(Task statement):
Carry none of the pictures over; write out the complete data exactly.

(Extracted material):
________________

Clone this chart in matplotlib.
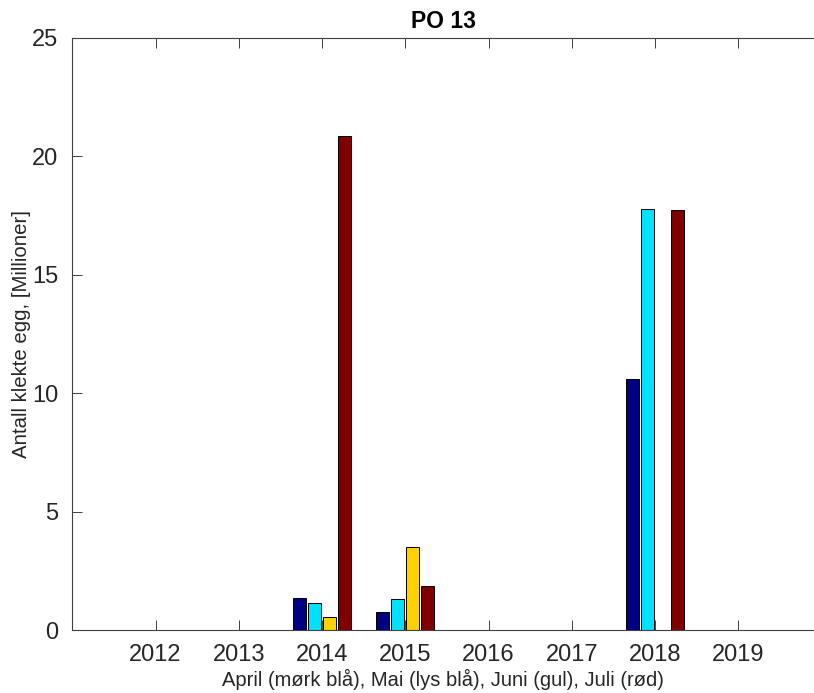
import numpy as np
import matplotlib.pyplot as plt

plt.rcParams['font.family'] = ['Liberation Sans', 'DejaVu Sans']

# data (millioner klekte egg)
years = [2012, 2013, 2014, 2015, 2016, 2017, 2018, 2019]
april = [0, 0, 1.36, 0.76, 0, 0, 10.6, 0]
mai = [0, 0, 1.14, 1.34, 0, 0, 17.77, 0]
juni = [0, 0, 0.55, 3.53, 0, 0, 0, 0]
juli = [0, 0, 20.87, 1.89, 0, 0, 17.72, 0]

series = [april, mai, juni, juli]
colors = ['#000080', '#00E1FF', '#FFD100', '#800000']

fig = plt.figure(figsize=(8.14, 6.93), dpi=100)
# plot goes up to the right edge of the picture (original is cropped there)
ax = fig.add_axes([72.3/814, (693-630.3)/693, 1 - 72.3/814, (630.3-38)/693])

x = np.array(years)
step = 0.18
w = 0.155
for i, (vals, c) in enumerate(zip(series, colors)):
    ax.bar(x + (i - 1.5)*step, vals, width=w, color=c, edgecolor='black', linewidth=0.7)

ax.set_xlim(2011, 2019.91)
ax.set_ylim(0, 25)
ax.set_xticks(years)
ax.set_xticklabels([str(y) for y in years])
ax.set_yticks([0, 5, 10, 15, 20, 25])

for s in ax.spines.values():
    s.set_color('#404040')
    s.set_linewidth(0.8)
ax.spines['right'].set_visible(False)
ax.tick_params(direction='in', length=7, width=0.7, color='#404040',
               labelsize=17, labelcolor='#262626', top=True, right=False, pad=10)

ax.set_title('PO 13', fontsize=16.5, fontweight='bold', pad=7)
ax.set_ylabel('Antall klekte egg, [Millioner]', fontsize=14.7, color='#262626', labelpad=1)
ax.set_xlabel('April (mørk blå), Mai (lys blå), Juni (gul), Juli (rød)', fontsize=14.5,
              color='#262626', labelpad=2)

fig.savefig('out.png', dpi=100)
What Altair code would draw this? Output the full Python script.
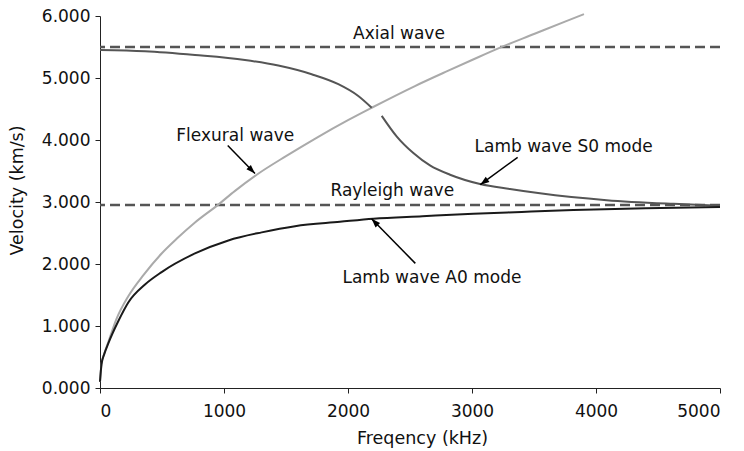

________________

(In response):
Clone this chart in matplotlib.
import numpy as np
import matplotlib.pyplot as plt

plt.rcParams['font.family'] = ['Liberation Sans', 'DejaVu Sans']

# data (millioner klekte egg)
years = [2012, 2013, 2014, 2015, 2016, 2017, 2018, 2019]
april = [0, 0, 1.36, 0.76, 0, 0, 10.6, 0]
mai = [0, 0, 1.14, 1.34, 0, 0, 17.77, 0]
juni = [0, 0, 0.55, 3.53, 0, 0, 0, 0]
juli = [0, 0, 20.87, 1.89, 0, 0, 17.72, 0]

series = [april, mai, juni, juli]
colors = ['#000080', '#00E1FF', '#FFD100', '#800000']

fig = plt.figure(figsize=(8.14, 6.93), dpi=100)
# plot goes up to the right edge of the picture (original is cropped there)
ax = fig.add_axes([72.3/814, (693-630.3)/693, 1 - 72.3/814, (630.3-38)/693])

x = np.array(years)
step = 0.18
w = 0.155
for i, (vals, c) in enumerate(zip(series, colors)):
    ax.bar(x + (i - 1.5)*step, vals, width=w, color=c, edgecolor='black', linewidth=0.7)

ax.set_xlim(2011, 2019.91)
ax.set_ylim(0, 25)
ax.set_xticks(years)
ax.set_xticklabels([str(y) for y in years])
ax.set_yticks([0, 5, 10, 15, 20, 25])

for s in ax.spines.values():
    s.set_color('#404040')
    s.set_linewidth(0.8)
ax.spines['right'].set_visible(False)
ax.tick_params(direction='in', length=7, width=0.7, color='#404040',
               labelsize=17, labelcolor='#262626', top=True, right=False, pad=10)

ax.set_title('PO 13', fontsize=16.5, fontweight='bold', pad=7)
ax.set_ylabel('Antall klekte egg, [Millioner]', fontsize=14.7, color='#262626', labelpad=1)
ax.set_xlabel('April (mørk blå), Mai (lys blå), Juni (gul), Juli (rød)', fontsize=14.5,
              color='#262626', labelpad=2)

fig.savefig('out.png', dpi=100)
What Altair code would draw this? Output the full Python script.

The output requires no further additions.